• [Short problem]:
Look through the records below and collect all lines that hold the string "this".

• [Dataset excerpts]:
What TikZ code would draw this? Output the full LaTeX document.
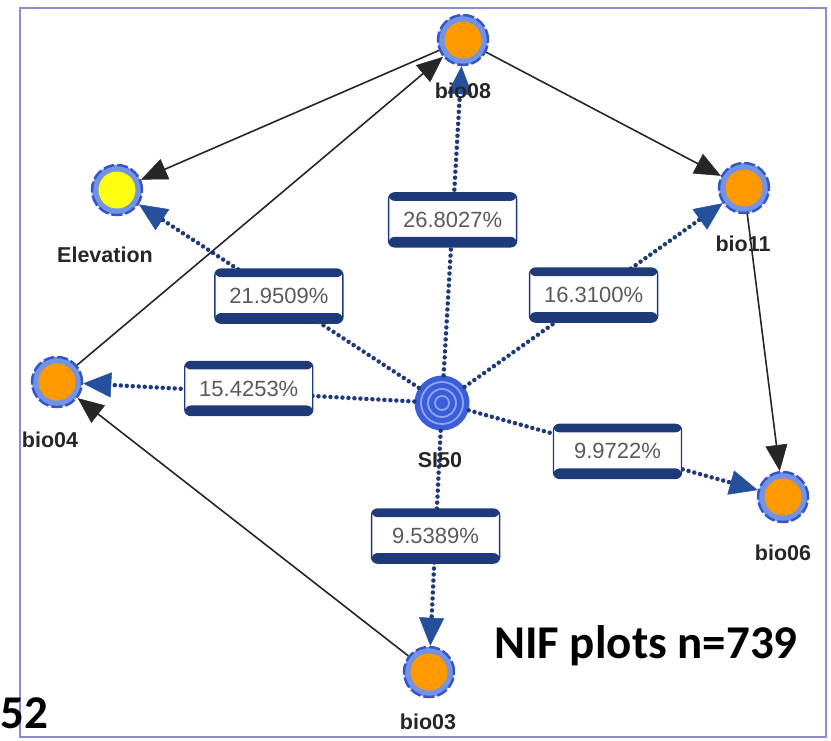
\documentclass[tikz,border=0pt]{standalone}
\usepackage{fontspec}
\setmainfont{Liberation Sans}
\newfontfamily\carlfont{Carlito}
\usetikzlibrary{arrows.meta}
\definecolor{ringblue}{HTML}{7393E6}
\definecolor{ringdash}{HTML}{3556C4}
\definecolor{nodeorange}{HTML}{FF9900}
\definecolor{elevyellow}{HTML}{FFFF10}
\definecolor{navy}{HTML}{1F3A78}
\definecolor{tipblue}{HTML}{24509C}
\definecolor{framec}{HTML}{8C8CCC}
\definecolor{pctgray}{HTML}{5A5A5A}
\definecolor{siblue}{HTML}{3B5ED8}
\definecolor{silight}{HTML}{8DA6F4}
\begin{document}
\begin{tikzpicture}[x=1pt,y=-1pt,
 varnode/.style={circle, minimum size=50pt, inner sep=0pt, fill=ringblue, draw=ringdash,
   line width=2.5pt, dash pattern=on 11pt off 3pt,
   path picture={\fill[#1] (path picture bounding box.center) circle (18.5pt);}},
 nlabel/.style={font=\bfseries\fontsize{21.5}{25}\selectfont, text=black!85},
 pct/.style={rectangle, rounded corners=6pt, minimum width=128pt, minimum height=54pt,
   inner sep=0pt, fill=white, draw=navy, solid, line width=1.4pt, text=pctgray,
   font=\fontsize{22}{26}\selectfont,
   path picture={\fill[navy] (path picture bounding box.north west) rectangle ([yshift=-8pt]path picture bounding box.north east);
     \fill[navy] (path picture bounding box.south west) rectangle ([yshift=10pt]path picture bounding box.south east);}},
 dotarrow/.style={navy, line width=4.5pt, dash pattern=on 0pt off 6pt, line cap=round,
   -{Triangle[length=28pt,width=25pt,line width=0.5pt,fill=tipblue,color=tipblue]}},
 blkarrow/.style={black!85, line width=1.6pt, -{Triangle[length=26pt,width=22pt,line width=0.5pt]}},
 bigtext/.style={font=\carlfont\bfseries\fontsize{47}{50}\selectfont, text=black, inner sep=0pt}
]
\useasboundingbox (0,0) rectangle (831,740);
\draw[framec, line width=2pt] (20,8) rectangle (826,737);

\node[varnode=nodeorange] (b08) at (463,40) {};
\node[varnode=elevyellow] (elev) at (117,190) {};
\node[varnode=nodeorange] (b11) at (744,188) {};
\node[varnode=nodeorange] (b04) at (57,382) {};
\node[varnode=nodeorange] (b06) at (783,497) {};
\node[varnode=nodeorange] (b03) at (429,672) {};
\node[circle, minimum size=55pt, inner sep=0pt, fill=siblue,
  path picture={\foreach \r in {21,14,7} \draw[silight, line width=1.8pt] (path picture bounding box.center) circle (\r pt);}] (si) at (442,403) {};

\draw[dotarrow] (si) -- node[pct, pos=0.503] {26.8027\%} (b08);
\draw[dotarrow] (si) -- node[pct, pos=0.5] {21.9509\%} (elev);
\draw[dotarrow] (si) -- node[pct, pos=0.5] {16.3100\%} (b11);
\draw[dotarrow] (si) -- node[pct, pos=0.5, yshift=4pt] {15.4253\%} (b04);
\draw[dotarrow] (si) -- node[pct, pos=0.515] {9.9722\%} (b06);
\draw[dotarrow] (si) -- node[pct, pos=0.49] {9.5389\%} (b03);

\draw[blkarrow] (b08) -- (elev);
\draw[blkarrow] (b04) -- (b08);
\draw[blkarrow] (b08) -- (b11);
\draw[blkarrow] (b11) -- (b06);
\draw[blkarrow] (b03) -- (b04);

\node[nlabel] (lb08) at (463,91) {bio08};
\node[nlabel] (lelev) at (105,255) {Elevation};
\node[nlabel] (lb11) at (743,244) {bio11};
\node[nlabel] (lb04) at (50,440) {bio04};
\node[nlabel] (lsi) at (440,460) {SI50};
\node[nlabel] (lb06) at (783,553) {bio06};
\node[nlabel] (lb03) at (428,722) {bio03};

\node[bigtext, anchor=base west] (nif) at (494,658) {NIF plots n=739};
\node[bigtext, anchor=base west] (n52) at (0,728) {52};
\end{tikzpicture}
\end{document}
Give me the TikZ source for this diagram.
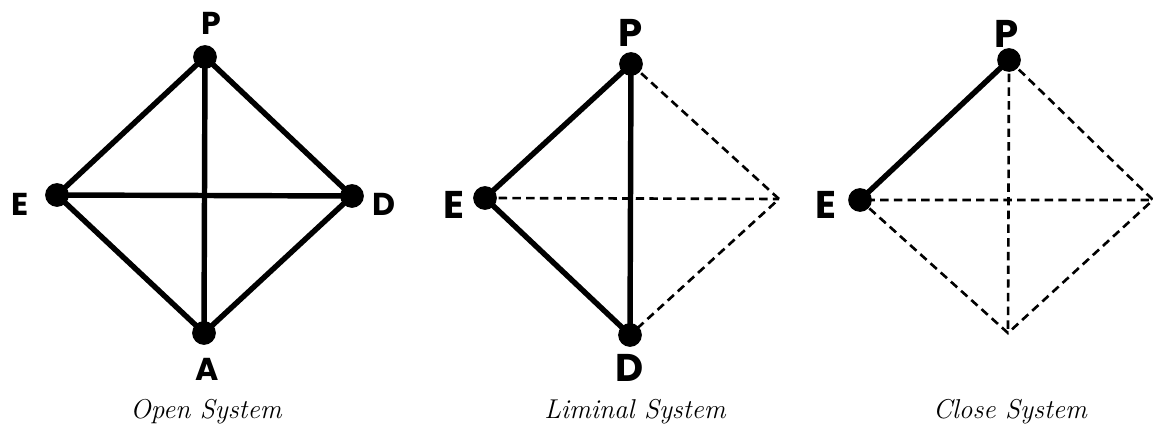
\documentclass[tikz,border=0pt]{standalone}
\usepackage{fontspec}
\newfontfamily\vertexfont{Poppins}

\begin{document}
\begin{tikzpicture}[
			x=0.02cm,
			y=-0.02cm,
			dot/.style={circle, fill=black, inner sep=0pt, minimum size=13.5pt},
			bigletter/.style={inner sep=0pt, font=\vertexfont\bfseries\fontsize{18}{18}\selectfont},
			letter/.style={inner sep=0pt, font=\vertexfont\bfseries\fontsize{22}{22}\selectfont},
			caption/.style={inner sep=0pt, font=\itshape\fontsize{15.5}{18}\selectfont},
			link/.style={line width=3.1pt},
			weaklink/.style={line width=1.5pt, dash pattern=on 4.8pt off 3pt}
		]
			\useasboundingbox (0,0) rectangle (1153,428);

			\node[dot] (openP) at (205,57) {};
			\node[dot] (openE) at (57,195) {};
			\node[dot] (openD) at (352,196) {};
			\node[dot] (openA) at (204,333) {};
			\node[bigletter] (openPlbl) at (211,23) {P};
			\node[bigletter] (openElbl) at (20,204) {E};
			\node[bigletter] (openDlbl) at (384,204) {D};
			\node[bigletter] (openAlbl) at (207,369) {A};
			\node[caption] (opencap) at (206,412) {Open System};

			\draw[link] (openP.center) -- (openE.center) -- (openA.center) -- (openD.center) -- cycle;
			\draw[link] (openP.center) -- (openA.center);
			\draw[link] (openE.center) -- (openD.center);

			\node[dot] (limP) at (631,64) {};
			\node[dot] (limE) at (485,198) {};
			\node[dot] (limD) at (630,335) {};
			\coordinate (limR) at (779,199);
			\node[letter] (limPlbl) at (631,33) {P};
			\node[letter] (limElbl) at (454,205) {E};
			\node[letter] (limDlbl) at (630,368) {D};
			\node[caption] (limcap) at (635,412) {Liminal System};

			\draw[weaklink] (limP.center) -- (limR) -- (limD.center);
			\draw[weaklink] (limE.center) -- (limR);
			\draw[link] (limD.center) -- (limE.center) -- (limP.center) -- cycle;

			\node[dot] (closeP) at (1009,60) {};
			\node[dot] (closeE) at (860,200) {};
			\coordinate (closeB) at (1008,333);
			\coordinate (closeR) at (1153,200);
			\node[letter] (closePlbl) at (1007,34) {P};
			\node[letter] (closeElbl) at (826,205) {E};
			\node[caption] (closecap) at (1010,412) {Close System};

			\draw[weaklink] (closeP.center) -- (closeR) -- (closeB) -- (closeE.center) -- (closeR);
			\draw[weaklink] (closeP.center) -- (closeB);
			\draw[link] (closeE.center) -- (closeP.center);
		\end{tikzpicture}
\end{document}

• [Written response]:
What TikZ code would draw this? Output the full LaTeX document.
Give me the TikZ source for this diagram.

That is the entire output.